By Martin Cruz Smith
Simon & Schuster
332 pp., $26.95
Page 1 of 2
When Russian detective Arkady Renko first appeared in "Gorky Park" it was 1981. Ronald Reagan was busy writing his "evil empire" speech, the wedding of Prince Charles and Diana Spencer was the most anticipated event of the year, and most of us still needed a quarter if we wanted to make a phone call from the street.
Today, the Soviet Union, the Wales's marriage, and pay phones all belong to history. Yet Arkady Renko lives on.

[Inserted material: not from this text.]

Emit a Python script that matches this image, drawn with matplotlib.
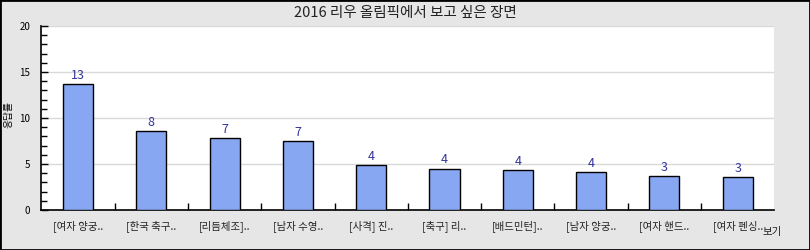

In Stalin's Ghost, author Martin Cruz Smith allows the laconic sleuth with the brooding Slavic psyche only his sixth outing in a quarter of a century. But fans of the Renko series focus on quality, not quantity. (And this time it's been less than three years since the last Renko book – one of the shorter waits his readers have endured.)
The world around Renko has, of course, changed dramatically since the first time we saw him investigating a triple murder in a Moscow park. The city he once knew has become "a realm of empty, half-lit shopping malls, auto showrooms and the sulphurous blaze of all-night casinos." This is "an ambitious new Moscow."
But Renko himself is much as we've always known him. Smart and resourceful, he pursues wrongdoers relentlessly even as he exudes his own uniquely Russian brand of world-weary cynicism. Personally, Renko's world seems remarkably unchanged: his relationship with a divorced Ukranian doctor is crumbling and he's busy pursuing cases that no one else wants.